/---

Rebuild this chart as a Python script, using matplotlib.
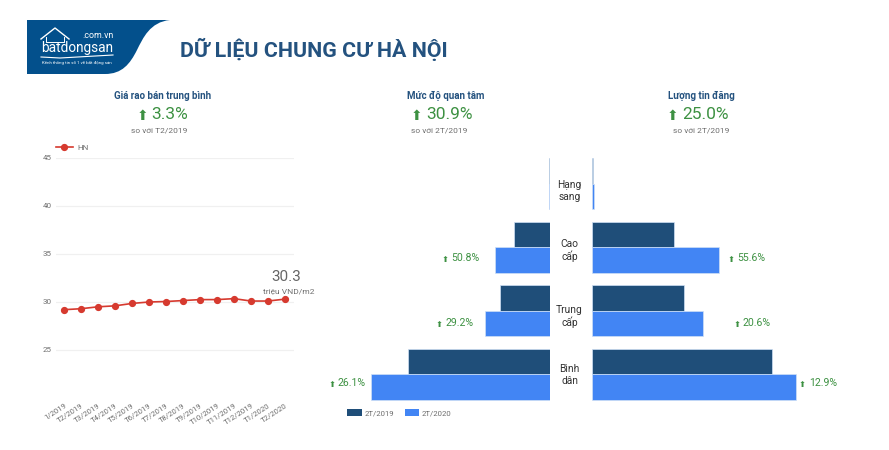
import matplotlib
matplotlib.use('Agg')
import matplotlib.pyplot as plt
from matplotlib.patches import PathPatch, Patch
from matplotlib.path import Path

W, H = 889, 450

months = ['1/2019', 'T2/2019', 'T3/2019', 'T4/2019', 'T5/2019', 'T6/2019', 'T7/2019',
          'T8/2019', 'T9/2019', 'T10/2019', 'T11/2019', 'T12/2019', 'T1/2020', 'T2/2020']
price_hn = [29.2, 29.3, 29.5, 29.6, 29.85, 30.0, 30.05, 30.15, 30.25, 30.25, 30.35, 30.1, 30.1, 30.3]

segments = ['Hạng\nsang', 'Cao\ncấp', 'Trung\ncấp', 'Bình\ndân']
interest_2019 = [0.8, 36.5, 50, 142]
interest_2020 = [0.8, 55, 65, 179]
interest_labels = ['50.8%', '29.2%', '26.1%']
listings_2019 = [0.8, 82, 92, 180]
listings_2020 = [1.5, 127, 111, 204]
listings_labels = ['55.6%', '20.6%', '12.9%']

DARK = '#1f4e79'
BLUE = '#4285f4'
GREEN = '#3d9142'
GREY = '#6e6e6e'
RED = '#d63a2f'

plt.rcParams['font.family'] = ['Roboto', 'DejaVu Sans']


def px_axes(fig, left, top, right, bottom):
    return fig.add_axes([left / W, 1 - bottom / H, (right - left) / W, (bottom - top) / H])


def draw_bars(ax, values_2019, values_2020, flip):
    y = range(len(segments))
    height = 0.405
    ax.barh([i - height / 2 for i in y], values_2019, height, color=DARK, edgecolor='#cfe0f5', linewidth=0.5)
    ax.barh([i + height / 2 for i in y], values_2020, height, color=BLUE, edgecolor='#cfe0f5', linewidth=0.5)
    ax.set_ylim(3.5, -0.5)
    ax.set_xlim(210, 0) if flip else ax.set_xlim(0, 210)
    ax.axis('off')


fig = plt.figure(figsize=(W / 100, H / 100), dpi=100)

# line chart
ax = px_axes(fig, 55.5, 158, 293.5, 398)
ax.plot(range(len(months)), price_hn, color=RED, lw=1.2, marker='o', ms=4.2, label='HN')
ax.set_xlim(-0.5, 13.5)
ax.set_ylim(20, 45)
ax.set_yticks([25, 30, 35, 40, 45])
ax.set_xticks(range(len(months)))
ax.set_xticklabels(months, rotation=33, ha='right', rotation_mode='anchor', fontsize=5.6, color=GREY)
ax.tick_params(length=0)
ax.tick_params(axis='y', labelsize=5.8, labelcolor=GREY, pad=3)
ax.tick_params(axis='x', pad=3)
ax.grid(axis='y', color='#f0f0f0', lw=0.9)
ax.set_axisbelow(True)
for s in ax.spines.values():
    s.set_visible(False)
ax.legend(loc='lower left', bbox_to_anchor=(0.0, 1.03), frameon=False, fontsize=5.8,
          labelcolor=GREY, handlelength=2.2, handletextpad=0.5, borderpad=0, borderaxespad=0)

# pyramid bars
ax_left = px_axes(fig, 340, 152, 550, 406)
draw_bars(ax_left, interest_2019, interest_2020, True)
ax_right = px_axes(fig, 592, 152, 802, 406)
draw_bars(ax_right, listings_2019, listings_2020, False)

# overlay in pixel coordinates for header, captions and labels
ov = fig.add_axes([0, 0, 1, 1], facecolor='none')
ov.set_xlim(0, W)
ov.set_ylim(H, 0)
ov.axis('off')

# logo
logo = Path([(27, 20), (170, 20), (150, 22), (143, 38), (137, 50), (130, 64), (122, 74), (105, 74), (27, 74), (27, 20)],
            [Path.MOVETO, Path.LINETO, Path.CURVE4, Path.CURVE4, Path.CURVE4, Path.CURVE4, Path.CURVE4, Path.CURVE4,
             Path.LINETO, Path.CLOSEPOLY])
ov.add_patch(PathPatch(logo, facecolor='#03508c', edgecolor='none'))
ov.plot([41, 55, 69], [39, 28, 39], color='white', lw=1)
ov.plot([46, 46, 64, 64], [37, 42, 42, 37], color='white', lw=0.7)
ov.plot([41, 60, 113], [57, 58, 55], color='white', lw=0.8)
ov.text(114, 35, '.com.vn', color='white', fontsize=6.4, ha='right', va='center')
ov.text(41.5, 48, 'batdongsan', color='white', fontsize=9.8, ha='left', va='center')
ov.text(41.5, 63, 'Kênh thông tin số 1 về bất động sản', color='white', fontsize=3.2, ha='left', va='center')

ov.text(180, 49.5, 'DỮ LIỆU CHUNG CƯ HÀ NỘI', color='#24527f', fontsize=15.4, fontweight='bold', ha='left', va='center')

headers = [(162.5, 'Giá rao bán trung bình', '3.3%', 'so với T2/2019', 142, 159.5),
           (445.5, 'Mức độ quan tâm', '30.9%', 'so với 2T/2019', 416.5, 439.5),
           (701, 'Lượng tin đăng', '25.0%', 'so với 2T/2019', 672.5, 701)]
for cx, title, pct, note, arrow_x, note_x in headers:
    ov.text(cx, 96, title, color='#24527f', fontsize=7, fontweight='bold', ha='center', va='center')
    ov.text(arrow_x + 9.5, 114.5, pct, color=GREEN, fontsize=12.5, ha='left', va='center')
    ov.text(arrow_x, 115.5, '⬆', color=GREEN, fontsize=10, ha='center', va='center', family='DejaVu Sans')
    ov.text(note_x, 130.5, note, color=GREY, fontsize=6, ha='center', va='center')

ov.text(286.5, 277, '30.3', color='#666666', fontsize=11, ha='center', va='center')
ov.text(289, 291, 'triệu VND/m2', color=GREY, fontsize=6, ha='center', va='center')

for cy, name in zip([191.5, 250.5, 316.5, 375.5], segments):
    ov.text(569.5, cy, name, color='#333333', fontsize=7.4, ha='center', va='center', linespacing=1.25)

pct_positions = [(445, 479, 258.5), (439, 474, 324), (332, 366, 384),
                 (731, 765, 258.5), (737, 771, 324), (802, 837, 384)]
for (ax_x, tx, cy), label in zip(pct_positions, interest_labels + listings_labels):
    ov.text(ax_x, cy + 0.5, '⬆', color=GREEN, fontsize=6, ha='center', va='center', family='DejaVu Sans')
    ov.text(tx, cy - 0.5, label, color=GREEN, fontsize=7.6, ha='right', va='center')

handles = [Patch(facecolor=DARK, label='2T/2019'), Patch(facecolor=BLUE, label='2T/2020')]
fig.legend(handles=handles, loc='center left', bbox_to_anchor=(347 / W, 1 - 413 / H), ncol=2, frameon=False,
           fontsize=5.6, labelcolor=GREY, handlelength=1.9, handleheight=1.0, handletextpad=0.3,
           columnspacing=1.4, borderpad=0, borderaxespad=0)

fig.savefig('out.png', dpi=100)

\---

Set the pictures aside and transcribe the data above exactly.

Rebuild this chart as a Python script, using matplotlib.
import matplotlib
matplotlib.use('Agg')
import matplotlib.pyplot as plt
from matplotlib.patches import PathPatch, Patch
from matplotlib.path import Path

W, H = 889, 450

months = ['1/2019', 'T2/2019', 'T3/2019', 'T4/2019', 'T5/2019', 'T6/2019', 'T7/2019',
          'T8/2019', 'T9/2019', 'T10/2019', 'T11/2019', 'T12/2019', 'T1/2020', 'T2/2020']
price_hn = [29.2, 29.3, 29.5, 29.6, 29.85, 30.0, 30.05, 30.15, 30.25, 30.25, 30.35, 30.1, 30.1, 30.3]

segments = ['Hạng\nsang', 'Cao\ncấp', 'Trung\ncấp', 'Bình\ndân']
interest_2019 = [0.8, 36.5, 50, 142]
interest_2020 = [0.8, 55, 65, 179]
interest_labels = ['50.8%', '29.2%', '26.1%']
listings_2019 = [0.8, 82, 92, 180]
listings_2020 = [1.5, 127, 111, 204]
listings_labels = ['55.6%', '20.6%', '12.9%']

DARK = '#1f4e79'
BLUE = '#4285f4'
GREEN = '#3d9142'
GREY = '#6e6e6e'
RED = '#d63a2f'

plt.rcParams['font.family'] = ['Roboto', 'DejaVu Sans']


def px_axes(fig, left, top, right, bottom):
    return fig.add_axes([left / W, 1 - bottom / H, (right - left) / W, (bottom - top) / H])


def draw_bars(ax, values_2019, values_2020, flip):
    y = range(len(segments))
    height = 0.405
    ax.barh([i - height / 2 for i in y], values_2019, height, color=DARK, edgecolor='#cfe0f5', linewidth=0.5)
    ax.barh([i + height / 2 for i in y], values_2020, height, color=BLUE, edgecolor='#cfe0f5', linewidth=0.5)
    ax.set_ylim(3.5, -0.5)
    ax.set_xlim(210, 0) if flip else ax.set_xlim(0, 210)
    ax.axis('off')


fig = plt.figure(figsize=(W / 100, H / 100), dpi=100)

# line chart
ax = px_axes(fig, 55.5, 158, 293.5, 398)
ax.plot(range(len(months)), price_hn, color=RED, lw=1.2, marker='o', ms=4.2, label='HN')
ax.set_xlim(-0.5, 13.5)
ax.set_ylim(20, 45)
ax.set_yticks([25, 30, 35, 40, 45])
ax.set_xticks(range(len(months)))
ax.set_xticklabels(months, rotation=33, ha='right', rotation_mode='anchor', fontsize=5.6, color=GREY)
ax.tick_params(length=0)
ax.tick_params(axis='y', labelsize=5.8, labelcolor=GREY, pad=3)
ax.tick_params(axis='x', pad=3)
ax.grid(axis='y', color='#f0f0f0', lw=0.9)
ax.set_axisbelow(True)
for s in ax.spines.values():
    s.set_visible(False)
ax.legend(loc='lower left', bbox_to_anchor=(0.0, 1.03), frameon=False, fontsize=5.8,
          labelcolor=GREY, handlelength=2.2, handletextpad=0.5, borderpad=0, borderaxespad=0)

# pyramid bars
ax_left = px_axes(fig, 340, 152, 550, 406)
draw_bars(ax_left, interest_2019, interest_2020, True)
ax_right = px_axes(fig, 592, 152, 802, 406)
draw_bars(ax_right, listings_2019, listings_2020, False)

# overlay in pixel coordinates for header, captions and labels
ov = fig.add_axes([0, 0, 1, 1], facecolor='none')
ov.set_xlim(0, W)
ov.set_ylim(H, 0)
ov.axis('off')

# logo
logo = Path([(27, 20), (170, 20), (150, 22), (143, 38), (137, 50), (130, 64), (122, 74), (105, 74), (27, 74), (27, 20)],
            [Path.MOVETO, Path.LINETO, Path.CURVE4, Path.CURVE4, Path.CURVE4, Path.CURVE4, Path.CURVE4, Path.CURVE4,
             Path.LINETO, Path.CLOSEPOLY])
ov.add_patch(PathPatch(logo, facecolor='#03508c', edgecolor='none'))
ov.plot([41, 55, 69], [39, 28, 39], color='white', lw=1)
ov.plot([46, 46, 64, 64], [37, 42, 42, 37], color='white', lw=0.7)
ov.plot([41, 60, 113], [57, 58, 55], color='white', lw=0.8)
ov.text(114, 35, '.com.vn', color='white', fontsize=6.4, ha='right', va='center')
ov.text(41.5, 48, 'batdongsan', color='white', fontsize=9.8, ha='left', va='center')
ov.text(41.5, 63, 'Kênh thông tin số 1 về bất động sản', color='white', fontsize=3.2, ha='left', va='center')

ov.text(180, 49.5, 'DỮ LIỆU CHUNG CƯ HÀ NỘI', color='#24527f', fontsize=15.4, fontweight='bold', ha='left', va='center')

headers = [(162.5, 'Giá rao bán trung bình', '3.3%', 'so với T2/2019', 142, 159.5),
           (445.5, 'Mức độ quan tâm', '30.9%', 'so với 2T/2019', 416.5, 439.5),
           (701, 'Lượng tin đăng', '25.0%', 'so với 2T/2019', 672.5, 701)]
for cx, title, pct, note, arrow_x, note_x in headers:
    ov.text(cx, 96, title, color='#24527f', fontsize=7, fontweight='bold', ha='center', va='center')
    ov.text(arrow_x + 9.5, 114.5, pct, color=GREEN, fontsize=12.5, ha='left', va='center')
    ov.text(arrow_x, 115.5, '⬆', color=GREEN, fontsize=10, ha='center', va='center', family='DejaVu Sans')
    ov.text(note_x, 130.5, note, color=GREY, fontsize=6, ha='center', va='center')

ov.text(286.5, 277, '30.3', color='#666666', fontsize=11, ha='center', va='center')
ov.text(289, 291, 'triệu VND/m2', color=GREY, fontsize=6, ha='center', va='center')

for cy, name in zip([191.5, 250.5, 316.5, 375.5], segments):
    ov.text(569.5, cy, name, color='#333333', fontsize=7.4, ha='center', va='center', linespacing=1.25)

pct_positions = [(445, 479, 258.5), (439, 474, 324), (332, 366, 384),
                 (731, 765, 258.5), (737, 771, 324), (802, 837, 384)]
for (ax_x, tx, cy), label in zip(pct_positions, interest_labels + listings_labels):
    ov.text(ax_x, cy + 0.5, '⬆', color=GREEN, fontsize=6, ha='center', va='center', family='DejaVu Sans')
    ov.text(tx, cy - 0.5, label, color=GREEN, fontsize=7.6, ha='right', va='center')

handles = [Patch(facecolor=DARK, label='2T/2019'), Patch(facecolor=BLUE, label='2T/2020')]
fig.legend(handles=handles, loc='center left', bbox_to_anchor=(347 / W, 1 - 413 / H), ncol=2, frameon=False,
           fontsize=5.6, labelcolor=GREY, handlelength=1.9, handleheight=1.0, handletextpad=0.3,
           columnspacing=1.4, borderpad=0, borderaxespad=0)

fig.savefig('out.png', dpi=100)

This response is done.